» **WHAT IS REQUIRED**:
Without the pictures, reproduce the records that follow exactly.

» **GIVEN RECORDS**:

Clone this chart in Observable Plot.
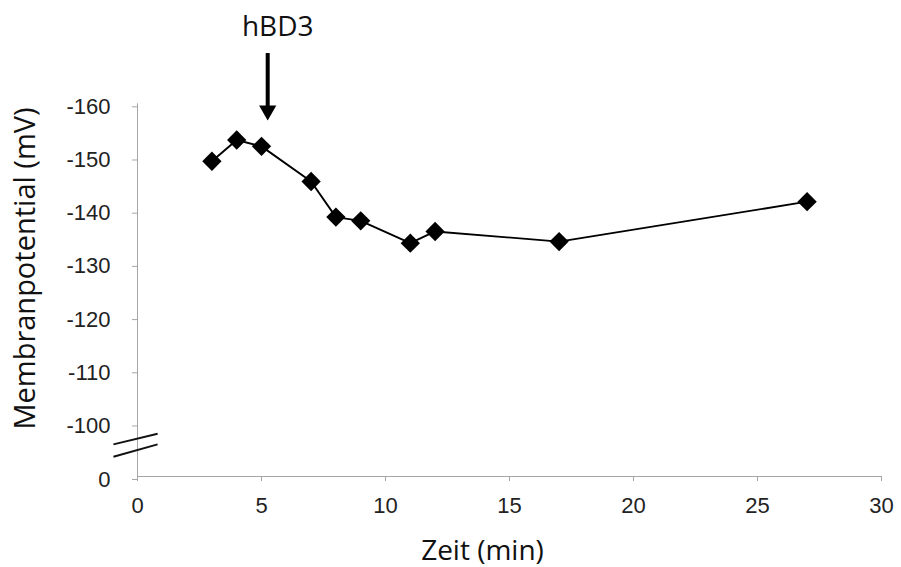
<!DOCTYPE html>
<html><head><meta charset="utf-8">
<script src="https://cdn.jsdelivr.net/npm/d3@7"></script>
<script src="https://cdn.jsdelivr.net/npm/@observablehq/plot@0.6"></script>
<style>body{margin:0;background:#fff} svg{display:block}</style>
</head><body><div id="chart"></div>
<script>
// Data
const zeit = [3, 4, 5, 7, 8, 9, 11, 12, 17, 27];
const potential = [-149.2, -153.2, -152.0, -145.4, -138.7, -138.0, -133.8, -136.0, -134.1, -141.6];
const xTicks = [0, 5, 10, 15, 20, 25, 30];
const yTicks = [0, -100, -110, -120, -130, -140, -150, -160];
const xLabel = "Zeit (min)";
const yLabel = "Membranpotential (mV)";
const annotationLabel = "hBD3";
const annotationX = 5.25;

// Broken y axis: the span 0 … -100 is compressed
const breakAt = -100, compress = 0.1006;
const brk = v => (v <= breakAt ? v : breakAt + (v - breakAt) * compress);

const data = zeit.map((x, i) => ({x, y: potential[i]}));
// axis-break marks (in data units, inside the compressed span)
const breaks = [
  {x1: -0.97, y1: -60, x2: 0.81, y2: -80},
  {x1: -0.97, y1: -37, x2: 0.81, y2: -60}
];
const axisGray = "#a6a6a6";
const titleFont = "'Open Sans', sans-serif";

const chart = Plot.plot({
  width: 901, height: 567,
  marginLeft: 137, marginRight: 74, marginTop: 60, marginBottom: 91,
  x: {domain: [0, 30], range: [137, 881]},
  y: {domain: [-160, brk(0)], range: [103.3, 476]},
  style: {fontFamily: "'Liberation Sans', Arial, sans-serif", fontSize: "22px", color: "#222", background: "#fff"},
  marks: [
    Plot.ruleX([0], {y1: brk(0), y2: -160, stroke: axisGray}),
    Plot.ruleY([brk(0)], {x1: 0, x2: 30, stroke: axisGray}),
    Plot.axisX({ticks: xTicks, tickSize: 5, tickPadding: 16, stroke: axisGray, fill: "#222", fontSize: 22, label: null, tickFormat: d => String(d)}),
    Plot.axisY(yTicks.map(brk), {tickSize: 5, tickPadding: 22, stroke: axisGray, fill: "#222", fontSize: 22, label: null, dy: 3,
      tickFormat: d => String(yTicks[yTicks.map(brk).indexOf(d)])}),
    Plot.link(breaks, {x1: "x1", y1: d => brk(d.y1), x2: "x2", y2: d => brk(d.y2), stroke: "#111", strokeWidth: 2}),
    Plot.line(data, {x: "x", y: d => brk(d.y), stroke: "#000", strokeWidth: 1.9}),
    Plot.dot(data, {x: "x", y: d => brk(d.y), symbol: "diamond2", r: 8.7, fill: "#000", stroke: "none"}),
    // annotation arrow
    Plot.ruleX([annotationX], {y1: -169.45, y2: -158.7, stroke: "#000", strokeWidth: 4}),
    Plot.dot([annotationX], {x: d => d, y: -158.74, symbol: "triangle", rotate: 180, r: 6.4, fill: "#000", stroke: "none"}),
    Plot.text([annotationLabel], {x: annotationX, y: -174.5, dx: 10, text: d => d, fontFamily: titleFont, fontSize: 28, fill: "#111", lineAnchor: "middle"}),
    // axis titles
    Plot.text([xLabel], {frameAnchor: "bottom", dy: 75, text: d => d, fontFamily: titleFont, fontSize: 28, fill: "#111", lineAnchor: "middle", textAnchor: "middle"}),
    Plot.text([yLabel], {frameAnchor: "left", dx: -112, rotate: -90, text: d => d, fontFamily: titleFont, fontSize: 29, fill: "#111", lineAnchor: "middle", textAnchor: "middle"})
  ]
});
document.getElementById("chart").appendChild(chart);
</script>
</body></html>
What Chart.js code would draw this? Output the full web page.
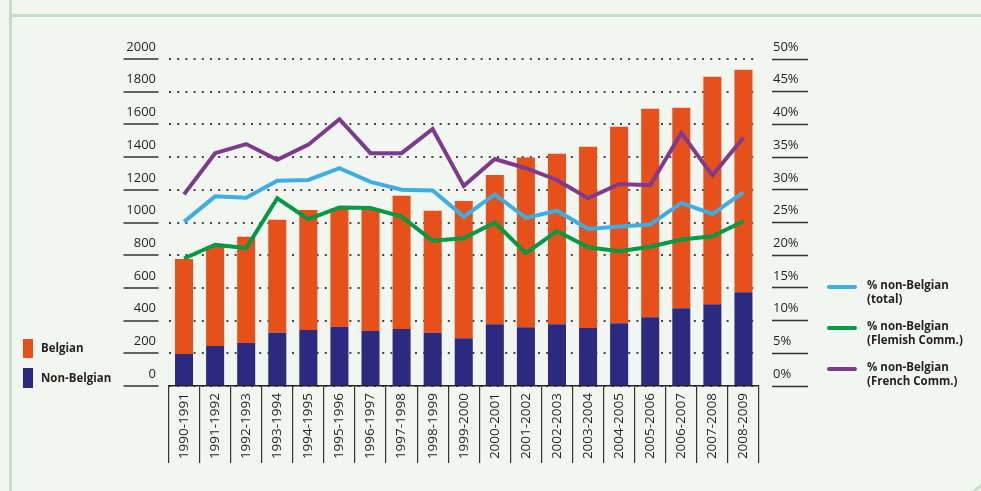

» **RESULT OF THIS EXERCISE**:
Clone this chart in Observable Plot.
<!DOCTYPE html>
<html><head><meta charset="utf-8">
<script src="https://cdn.jsdelivr.net/npm/d3@7"></script>
<script src="https://cdn.jsdelivr.net/npm/@observablehq/plot@0.6"></script>
<style>body{margin:0;background:#fff} svg{display:block}</style>
</head><body><div id="chart"></div>
<script>
// Data
const zeit = [3, 4, 5, 7, 8, 9, 11, 12, 17, 27];
const potential = [-149.2, -153.2, -152.0, -145.4, -138.7, -138.0, -133.8, -136.0, -134.1, -141.6];
const xTicks = [0, 5, 10, 15, 20, 25, 30];
const yTicks = [0, -100, -110, -120, -130, -140, -150, -160];
const xLabel = "Zeit (min)";
const yLabel = "Membranpotential (mV)";
const annotationLabel = "hBD3";
const annotationX = 5.25;

// Broken y axis: the span 0 … -100 is compressed
const breakAt = -100, compress = 0.1006;
const brk = v => (v <= breakAt ? v : breakAt + (v - breakAt) * compress);

const data = zeit.map((x, i) => ({x, y: potential[i]}));
// axis-break marks (in data units, inside the compressed span)
const breaks = [
  {x1: -0.97, y1: -60, x2: 0.81, y2: -80},
  {x1: -0.97, y1: -37, x2: 0.81, y2: -60}
];
const axisGray = "#a6a6a6";
const titleFont = "'Open Sans', sans-serif";

const chart = Plot.plot({
  width: 901, height: 567,
  marginLeft: 137, marginRight: 74, marginTop: 60, marginBottom: 91,
  x: {domain: [0, 30], range: [137, 881]},
  y: {domain: [-160, brk(0)], range: [103.3, 476]},
  style: {fontFamily: "'Liberation Sans', Arial, sans-serif", fontSize: "22px", color: "#222", background: "#fff"},
  marks: [
    Plot.ruleX([0], {y1: brk(0), y2: -160, stroke: axisGray}),
    Plot.ruleY([brk(0)], {x1: 0, x2: 30, stroke: axisGray}),
    Plot.axisX({ticks: xTicks, tickSize: 5, tickPadding: 16, stroke: axisGray, fill: "#222", fontSize: 22, label: null, tickFormat: d => String(d)}),
    Plot.axisY(yTicks.map(brk), {tickSize: 5, tickPadding: 22, stroke: axisGray, fill: "#222", fontSize: 22, label: null, dy: 3,
      tickFormat: d => String(yTicks[yTicks.map(brk).indexOf(d)])}),
    Plot.link(breaks, {x1: "x1", y1: d => brk(d.y1), x2: "x2", y2: d => brk(d.y2), stroke: "#111", strokeWidth: 2}),
    Plot.line(data, {x: "x", y: d => brk(d.y), stroke: "#000", strokeWidth: 1.9}),
    Plot.dot(data, {x: "x", y: d => brk(d.y), symbol: "diamond2", r: 8.7, fill: "#000", stroke: "none"}),
    // annotation arrow
    Plot.ruleX([annotationX], {y1: -169.45, y2: -158.7, stroke: "#000", strokeWidth: 4}),
    Plot.dot([annotationX], {x: d => d, y: -158.74, symbol: "triangle", rotate: 180, r: 6.4, fill: "#000", stroke: "none"}),
    Plot.text([annotationLabel], {x: annotationX, y: -174.5, dx: 10, text: d => d, fontFamily: titleFont, fontSize: 28, fill: "#111", lineAnchor: "middle"}),
    // axis titles
    Plot.text([xLabel], {frameAnchor: "bottom", dy: 75, text: d => d, fontFamily: titleFont, fontSize: 28, fill: "#111", lineAnchor: "middle", textAnchor: "middle"}),
    Plot.text([yLabel], {frameAnchor: "left", dx: -112, rotate: -90, text: d => d, fontFamily: titleFont, fontSize: 29, fill: "#111", lineAnchor: "middle", textAnchor: "middle"})
  ]
});
document.getElementById("chart").appendChild(chart);
</script>
</body></html>
What Chart.js code would draw this? Output the full web page.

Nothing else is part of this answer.